We travel to Haynes Junction, a two-hour drive from Whitehorse, Kalin pointing out parts of the landscape and its role in the Yukon’s history as snow twirls and gusts over the Alaska Highway. It’s impossible not to feel small when surrounded by the vast mountain ranges, spread as far as the eye can see between wide-open valleys and dramatic landscapes.
We pull into Mount Logan Lodge, a wilderness paradise equipped with a sauna, traditional yurt and the most beautiful log cabin I’ve ever seen. Lodge owners David and Roxanne welcome us with an incredible homemade three-course meal by the golden glow of a fire roaring in the hearth. Their three dogs doze at our feet as David and Roxanne tell stories of their adventurous lives in the Yukon.
In the morning, we drive through the vast Kluane National Park & Reserve, past Kathleen Lake, which stretches out at the base of the majestic Kings Throne Peak. We pass through completely remote highways iced in a blanket of fresh snow and visit Klukshu Village, a popular summer fishing spot for salmon and secluded ghost town at this time of year.

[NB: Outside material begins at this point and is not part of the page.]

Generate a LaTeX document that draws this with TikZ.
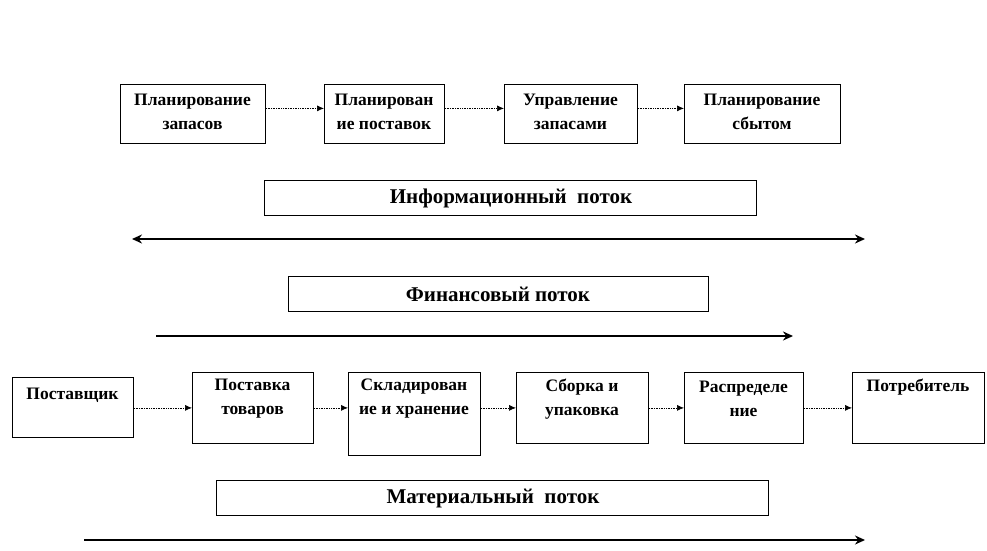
\documentclass[tikz,border=0pt]{standalone}
\usepackage{fontspec}
\setmainfont{Liberation Serif}
\usetikzlibrary{arrows.meta}
\begin{document}
\begin{tikzpicture}[x=1pt,y=-1pt,
  box/.style={draw, line width=0.8pt, anchor=north west, inner sep=0pt},
  txt/.style={font=\bfseries\fontsize{17.5}{24}\selectfont, align=center, inner sep=0pt},
  lbl/.style={font=\bfseries\fontsize{21}{24}\selectfont, inner sep=0pt},
  link/.style={densely dotted, line width=0.7pt, -{Latex[length=7pt,width=6pt]}},
  flow/.style={line width=2.4pt, -{Stealth[length=10pt,width=9pt]}},
  dflow/.style={line width=2.4pt, {Stealth[length=10pt,width=9pt]}-{Stealth[length=10pt,width=9pt]}}]
\useasboundingbox (0,0) rectangle (987,551);
\fill[white] (0,0) rectangle (987,551);
% top row
\node[box, minimum width=145pt, minimum height=59pt] (t1) at (120,84) {};
\node[box, minimum width=120pt, minimum height=59pt] (t2) at (324,84) {};
\node[box, minimum width=133pt, minimum height=59pt] (t3) at (504,84) {};
\node[box, minimum width=156pt, minimum height=59pt] (t4) at (684,84) {};
\node[txt] (t1t) at (192.5,112) {Планирование\\запасов};
\node[txt] (t2t) at (384,112) {Планирован\\ие поставок};
\node[txt] (t3t) at (570.5,112) {Управление\\запасами};
\node[txt] (t4t) at (762,112) {Планирование\\сбытом};
\draw[link] ([yshift=5.5pt]t1.east) -- ([yshift=5.5pt]t2.west);
\draw[link] ([yshift=5.5pt]t2.east) -- ([yshift=5.5pt]t3.west);
\draw[link] ([yshift=5.5pt]t3.east) -- ([yshift=5.5pt]t4.west);
% information flow
\node[box, minimum width=492pt, minimum height=35pt] (inf) at (264,180) {};
\node[lbl] (inft) at (511,198) {Информационный\ \ поток};
\coordinate (i1) at (132,239);
\coordinate (i2) at (865,239);
\draw[dflow] (i1) -- (i2);
% financial flow
\node[box, minimum width=420pt, minimum height=35pt] (fin) at (288,276) {};
\node[lbl] (fint) at (498,294) {Финансовый поток};
\coordinate (f1) at (156,336);
\coordinate (f2) at (793,336);
\draw[flow] (f1) -- (f2);
% bottom row
\node[box, minimum width=121pt, minimum height=60pt] (b1) at (12,377) {};
\node[box, minimum width=121pt, minimum height=71pt] (b2) at (192,372) {};
\node[box, minimum width=132pt, minimum height=83pt] (b3) at (348,372) {};
\node[box, minimum width=132pt, minimum height=71pt] (b4) at (516,372) {};
\node[box, minimum width=119pt, minimum height=71pt] (b5) at (684,372) {};
\node[box, minimum width=132pt, minimum height=71pt] (b6) at (852,372) {};
\node[txt] (b1t) at (72.5,395) {Поставщик};
\node[txt] (b2t) at (252.5,399) {Поставка\\товаров};
\node[txt] (b3t) at (414,399) {Складирован\\ие и хранение};
\node[txt] (b4t) at (582,399) {Сборка и\\упаковка};
\node[txt] (b5t) at (743.5,399) {Распределе\\ние};
\node[txt] (b6t) at (918,387) {Потребитель};
\draw[link] (b1.east |- b2.west) -- (b2.west);
\draw[link] (b2.east) -- (b3.west |- b2.east);
\draw[link] (b3.east |- b4.west) -- (b4.west);
\draw[link] (b4.east) -- (b5.west);
\draw[link] (b5.east) -- (b6.west);
% material flow
\node[box, minimum width=552pt, minimum height=35pt] (mat) at (216,480) {};
\node[lbl] (matt) at (493,498) {Материальный\ \ поток};
\coordinate (m1) at (84,540);
\coordinate (m2) at (865,540);
\draw[flow] (m1) -- (m2);
\end{tikzpicture}
\end{document}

That afternoon, Roxanne and David take me off-roading in the Alsek Valley, which was once one of the largest lakes in Canada. Jolting between deep ridges made by the dried-out rivers of the valley, we pull up at the base of a mountain and begin a short ascent to a lookout point over the valley. In that moment, I pause – there is a certain heavenly aspect to the sight and I’m reminded why the Yukon is known for being ‘larger than life’.
After a dinner of fresh salmon at the lodge, I sit rugged up in a thick, padded coat with a scarf and toque (beanie) beside a peaceful campfire and toast marshmallows as the stars twinkle above and the half-moon casts a pearlescent light upon the mountaintops.

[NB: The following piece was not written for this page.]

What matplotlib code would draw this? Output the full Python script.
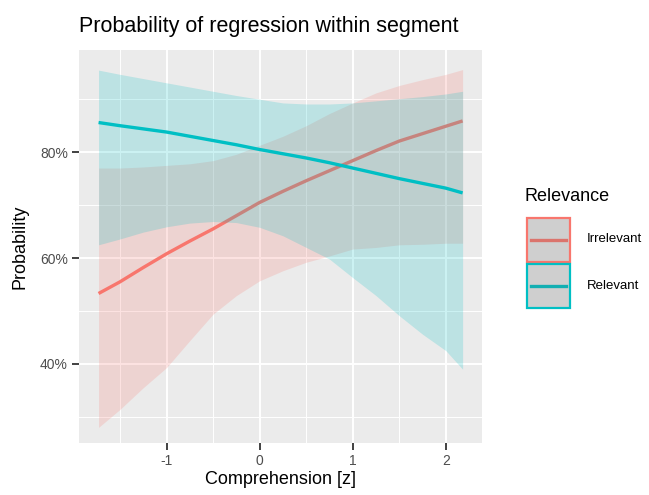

When the northern lights appear later that night, a gradual green glow starts to rise on the horizon until suddenly, a nebula of light takes form. Splays of the aurora borealis dance across the sky and it’s such a stunning, multi-dimensional phenomenon, surprising me with every passing minute.
It changes form and multiplies, dying down then exploding against the backdrop of stars again. It is breathtaking even to the human eye and can be experienced any time between mid-August and mid-April. The Yukon is a prime viewing point for theaurora borealis, which does not follow our human timetable, yet I was fortunate to see it twice on my six-night stay.
Beyond the northern lights, Whitehorse has so much to offer by way of adventure. I board a scenic flight the next day with Rocking Star Adventures, dipping over the mountaintop and into Kluane National Park. All I can see is magnanimous mountains peaks and I feel as if I’m on an entirely new planet.
The wind picks up in a wild gust and blows clouds of snow off the peaks, glittering in the sunlight like a halo. It rocks our little plane and we pitch downward, over what once was a glacial lake but is now a narrow cavern. Pilot Mike zigzags through the canyon, past walls of ice as blue as Caribbean waters, jagged and shattered and haunting. At 10,000 feet, among the highest ranges in Canada, I look out the window and am hypnotised by the scenery below, as if I’m in a beautiful, picturesque dream.
In the afternoon, I’m met by Lindsay for a tour of the Yukon Wildlife Preserve, where we walk among mule deer, watch moose graze in the snow, feed a family of lynx and gasp in wonder as they leap up trees to catch food then creep through the snow silently.
Our next stop is Dawson City, a brief morning flight with Air North. It’s a short 10-minute drive into town and after checking in to the historic Downtown Hotel, home of the famous Sourtoe cocktail, I explore the town on a walking tour with guide Jesse.
Dawson City is an old-timer town built for the gold rush like something out of a Wild West movie, full of multicoloured houses, stores, hotels and restaurants.
We stroll down boarded sidewalks as Jesse talks about the Klondike Gold Rush of 1896 to 1899, and how during this three-year period, more than 40,000 people migrated to ‘the Paris of the North’ as Dawson City was known, eager to make their fortune. From the cocktail bar of Bombay Peggy’s and vibrant casino Diamond Tooth Gerties to the haunted Palace Grand Theatre, the excitement from the gold rush days is still alive.
Despite a population of less than 1,500 people, Dawson City has amazing meal options. I enjoy a hearty fall salad with homemade hummus on sourdough at Alchemy Cafe and, later that evening, a flavoursome pumpkin ravioli to warm up at the Aurora Hotel. Red Mammoth Cafe makes a mean red pepper soup and its Western-inspired coffee is a welcome change to the regular drip coffee of fastfood chains around Canada. The Yukon’s culinary scene is much more impressive than expected for somewhere so far from bustling cities.
In the afternoon, Jesse and I drive into Tombstone Territorial Park and set up a lovely picnic lunch of soup and sandwiches by a fire. Snow begins to fall, and it is in these moments of pure, unplanned magic that I become more and more astounded by the Yukon.
I’m struck how I am in impossibly rugged terrain and feel completely safe. I have the urge to reinvent myself and do things I never thought I could. Things like dog sledding; flying in a helicopter low over glaciers and landing inside a completely secluded mountain range; touching the very soil mined during the historic Klondike Gold Rush and catching my breath seeing the sun reflected upon the snow where it shimmers like millions of diamonds.
Yukoners come with can-do attitudes, soft souls and an unwavering strength. As my guide, Kalin, says: “If you’re gonna be dumb, you’d better be tough.”
That is the Yukon way of life, multidimensional with a long history, dangerous and untamed yet with modern amenities and the ability to consistently take my breath away. It’s a natural wilderness boasting freedom like no other and the opportunity to be alone in nature at its most spectacular. It’s a beautiful silence worth experiencing and I’m fortunate to have had the opportunity.